Les interprètes (très majoritairement francophones) font un effort louable de diction et c’est payant : sauf à quelques occasions pour le rôle-titre, il n’y aucun besoin des surtitres, le texte coule sans effort.
Les chanteurs ont visiblement été choisis en partie pour leur adéquation physique avec leur rôle. On oublie ainsi vite quelques notes fragiles pour profiter de la bonhomie parfaite de Kristian Paul (Le Bailli). De même rarement aura-t-on vu Sophie aussi juvénile que Jennifer Courcier. La jeune soprano française se fond parmi les autres enfants et pourrait presque avoir l’âge du rôle, soit 15 ans : la voix est à l’unisson, charmante, lumineuse, sans aucune astringence. Tout juste regrettera-t-on que ses dernières répliques disparaissent dans le final, perdues dans l’arrière scène. L’Albert de Régis Mengus, à l’émission quelque peu forcée, marque moins que le duo de caractère Loïc Félix (Schmidt) et Jean-Gabriel Saint-Martin (Johann). On souhaiterait d’ailleurs entendre l’autorité et les tons ambrés de ce dernier dans un rôle plus consistant.
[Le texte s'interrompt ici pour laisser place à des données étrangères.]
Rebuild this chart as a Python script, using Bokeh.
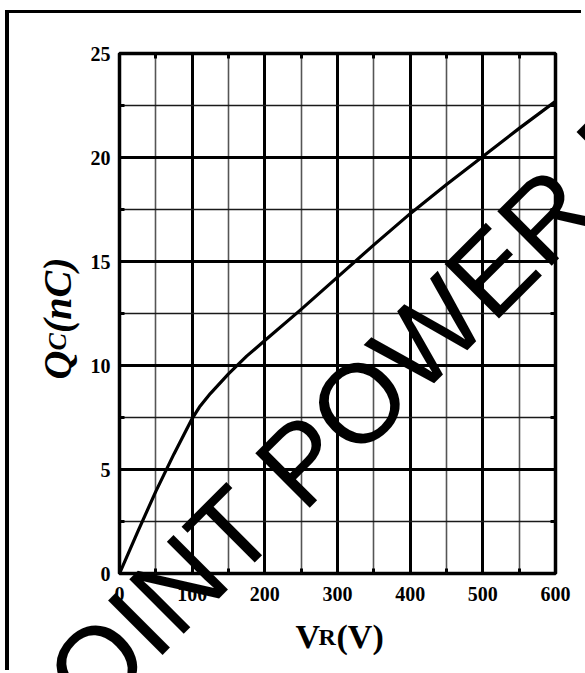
import numpy as np
from bokeh.plotting import figure
from bokeh.models import Range1d, FixedTicker, LinearAxis, Label
from bokeh.embed import file_html
from bokeh.resources import INLINE

# ---- data ----
vr = [0, 25, 50, 75, 100, 110, 125, 150, 175, 200, 250, 300, 350, 400, 450, 500, 550, 600]
qc = [0, 2.0, 3.95, 5.75, 7.45, 8.0, 8.65, 9.6, 10.45, 11.2, 12.7, 14.25, 15.8, 17.3, 18.7, 20.05, 21.4, 22.7]

x_ticks = [0, 100, 200, 300, 400, 500, 600]
x_minor = [50, 150, 250, 350, 450, 550]
y_ticks = [0, 5, 10, 15, 20, 25]
y_minor = [2.5, 7.5, 12.5, 17.5, 22.5]

x_title = ["V", "R", "(V)"]
y_title = ["Q", "C", "(nC)"]
watermark = "POINT POWER P"

# ---- main chart ----
W, H = 576, 660
p = figure(width=W, height=H, output_backend="svg", toolbar_location=None,
           x_range=Range1d(0, 600), y_range=Range1d(0, 25),
           min_border_left=110, min_border_right=30, min_border_top=40, min_border_bottom=100,
           background_fill_color="white", border_fill_color="white",
           styles={"position": "absolute", "left": "5px", "top": "10px",
                   "border-left": "4px solid black", "border-top": "3px solid black"})

p.outline_line_color = "black"
p.outline_line_width = 3.5

xt = FixedTicker(ticks=x_ticks, minor_ticks=x_minor)
yt = FixedTicker(ticks=y_ticks, minor_ticks=y_minor)

p.below[0].ticker = xt
p.left[0].ticker = yt
p.xgrid.ticker = xt
p.ygrid.ticker = yt

p.xgrid.grid_line_color = "black"
p.xgrid.grid_line_width = 3
p.xgrid.minor_grid_line_color = "#555555"
p.xgrid.minor_grid_line_width = 1.6
p.ygrid.grid_line_color = "black"
p.ygrid.grid_line_width = 3
p.ygrid.minor_grid_line_color = "#1a1a1a"
p.ygrid.minor_grid_line_width = 1.6

# top / right edges: only the small inside minor ticks, no labels
p.add_layout(LinearAxis(ticker=FixedTicker(ticks=[], minor_ticks=x_minor)), "above")
p.add_layout(LinearAxis(ticker=FixedTicker(ticks=[], minor_ticks=y_minor)), "right")

for ax in p.axis:
    ax.axis_line_color = None
    ax.major_tick_in = 0
    ax.major_tick_out = 0
    ax.minor_tick_in = 5
    ax.minor_tick_out = 0
    ax.minor_tick_line_width = 3
    ax.minor_tick_line_color = "black"
    ax.major_label_text_font = "Liberation Serif"
    ax.major_label_text_font_style = "bold"
    ax.major_label_text_font_size = "20px"
    ax.major_label_text_color = "black"

p.below[0].major_label_standoff = 13
p.left[0].major_label_standoff = 9

p.line(vr, qc, line_color="black", line_width=3.2, line_join="round")

# ---- overlay canvas for titles and watermark (not clipped to plot frame) ----
o = figure(width=W, height=H, output_backend="svg", toolbar_location=None,
           x_range=Range1d(0, W), y_range=Range1d(0, H),
           min_border=0, x_axis_location=None, y_axis_location=None,
           outline_line_color=None, background_fill_alpha=0, border_fill_alpha=0,
           styles={"position": "absolute", "left": "9px", "top": "13px"})
o.grid.visible = False

OX, OY = 9, 13  # page offset of the overlay canvas
def cx(px):
    return px - OX
def cy(py):
    return H - (py - OY)

serif = "Liberation Serif"

# x axis title
for txt, px, size in zip(x_title, [295, 318, 336], ["34px", "24px", "34px"]):
    o.add_layout(Label(x=cx(px), y=cy(636), text=txt, text_font=serif, text_font_style="bold",
                       text_font_size=size, text_baseline="alphabetic", text_align="left",
                       text_color="black"))

# y axis title (rotated)
for txt, py, size in zip(y_title, [379, 350, 332.5], ["40px", "26px", "40px"]):
    o.add_layout(Label(x=cx(57), y=cy(py), text=txt, text_font=serif, text_font_style="bold italic",
                       text_font_size=size, angle=np.pi / 2, text_baseline="alphabetic",
                       text_align="left", text_color="black"))

# watermark
o.add_layout(Label(x=cx(13), y=cy(749), text=watermark, text_font="Liberation Sans",
                   text_font_size="112px", angle=np.pi / 4, text_baseline="alphabetic",
                   text_align="left", text_color="black"))

open("out.html", "w").write(file_html([p, o], INLINE))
Le mezzo plutôt clair d’Anaïk Morel l’éloigne des interprètes plus matures régulièrement distribuées dans le rôle, au bénéfice de la fraicheur et de la crédibilité du personnage. On sent également un grand souci du texte et des nuances. Pourtant sa Charlotte n’emporte pas totalement. Ce n’est pas une question de moyens (la voix est bien projetée et égale sur toute la tessiture) mais plutôt un excès de retenue, comme si la chanteuse avait eu peur d’en faire trop et de tomber dans le mauvais goût. Nul doute qu’elle gagnera à fréquenter un rôle pour lequel elle a toutes les qualités.
La direction d’Ariane Matiakh, à la tête de l’Orchestre symphonique de Mulhouse, laisse un peu la même impression. Les pupitres sont parfaitement en place, les dynamiques sont bien dosées, mais la scène au clair de lune manque de poésie et, peut-être par pudeur, il manque une urgence désespérée, du pathos dans cette lecture un peu sage.
Pour retrouver le « Sturm und Drang », c’est vers le Werther de Massimo Giordano qu’il faut se tourner. Pourtant sa première scène « Je ne sais si je veille… Ô nature » le cueille à froid : la voix sonne engorgée, les aigus sont tirés, et on craint l’accident qui ne survient pourtant pas. La voix se chauffant, les aigus se libèrent, émis toutefois en force. C’est surtout l’interprétation qui surprend et séduit : nous n’avions pas le souvenir d’une telle probité du style, d’un tel soin de la ligne chez le ténor italien. Les mezza voce sont d’une douceur caressante, contrastant avec l’engagement scénique brûlant. On pourra regretter parfois une pointe d’accent ou une diction moins précise que ses partenaires, mais au final c’est bien lui qui dans « Pourquoi me réveiller » ou dans une mort quasi murmurée fait vibrer le romantisme de l’œuvre.
Un mot enfin pour les enfants, membres de la Maîtrise de l’Opéra National de Strasbourg, facétieux et très bien chantants, ils sont le parfait contrepoint lumineux au drame des amants maudits.